Ich sage nicht, dass das leicht wird, eher im Gegenteil, denn auch z.B. die IS-Leute gehören zum Ganzen. Und vor diesem Hintergrund ist es noch mal trauriger, dass sich so viele Menschen entscheiden, diese Welt vorzeitig zu verlassen.
Timothy Leary sagt “Das Universum ist ein Intelligenztest”. Also, strengen wir uns an!
Update vom 16.01.: Damit niemand auf die Idee kommt, ich sei reaktionär: Klassenkampf von oben ist noch wesentlich dümmer als Klassenkampf von unten. Denn dabei beschneidet eine kleine Minderheit die Potenziale einer großen Mehrheit.
Und soeben habe ich Christoph Siebers Videoblog gefunden, wo er ins gleiche Horn stößt und darauf hinweist, dass wir uns nicht spalten lassen sollten:
Update vom 21.01.: Als persönlichen Beitrag kann jedeR von uns sich immer wieder die Frage stellen Will ich Recht haben oder glücklich sein?
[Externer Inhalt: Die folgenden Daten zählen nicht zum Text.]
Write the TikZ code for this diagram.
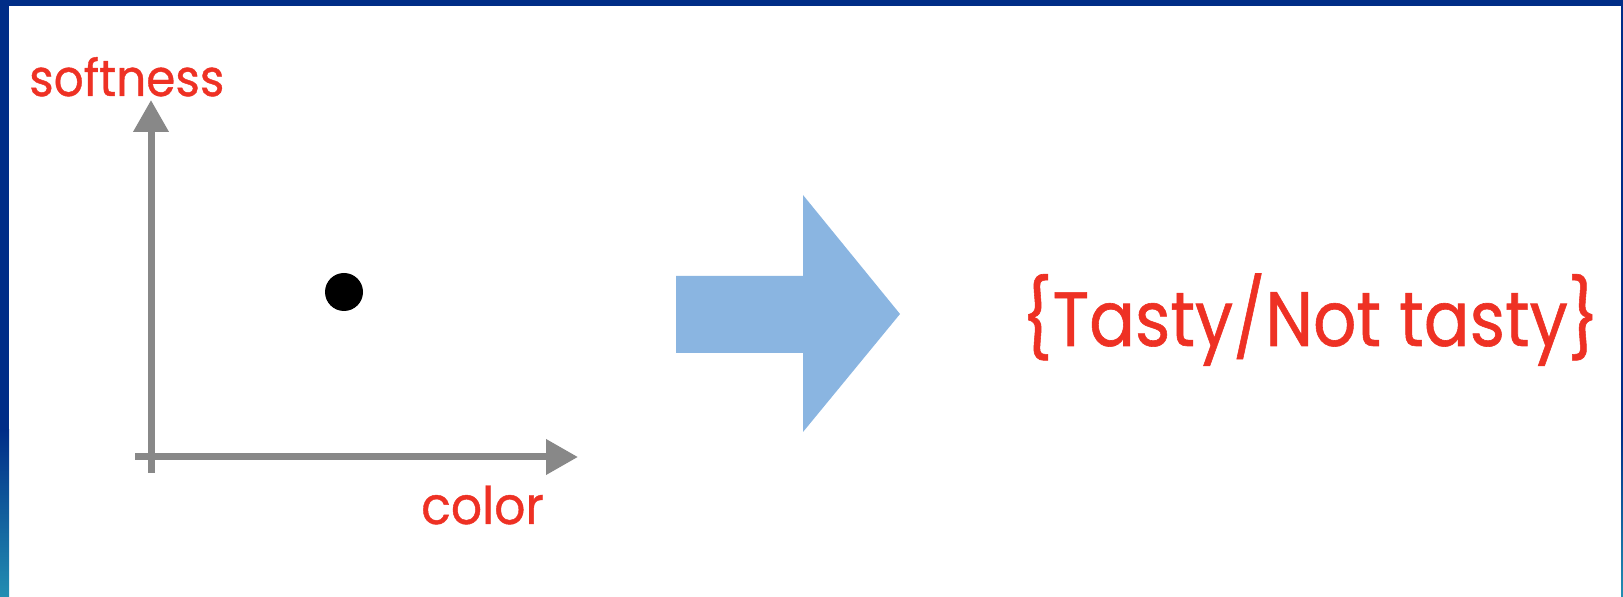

Update vom 02.02.: Der Artikel Die Angst vor unserer eigenen Macht ist eine hervorragende Ergänzung zu meinen Ausführungen. Kleiner Appetitanreger:
Es bedarf keiner geballten Demonstration zu Tausenden „gegen jemand oder etwas“. Das erzeugt nur einen immer größer werdenden Dämon auf der Leinwand des göttlichen Spiegels. Es ist in Wahrheit nur ein Kampf gegen sich selber – nur erkennen das nicht viele Menschen. Dieses Erdensystem ist ein gigantisches Spiegelkabinett, das einzig einem Zwecke dient: „Mensch erkenne dich selbst“.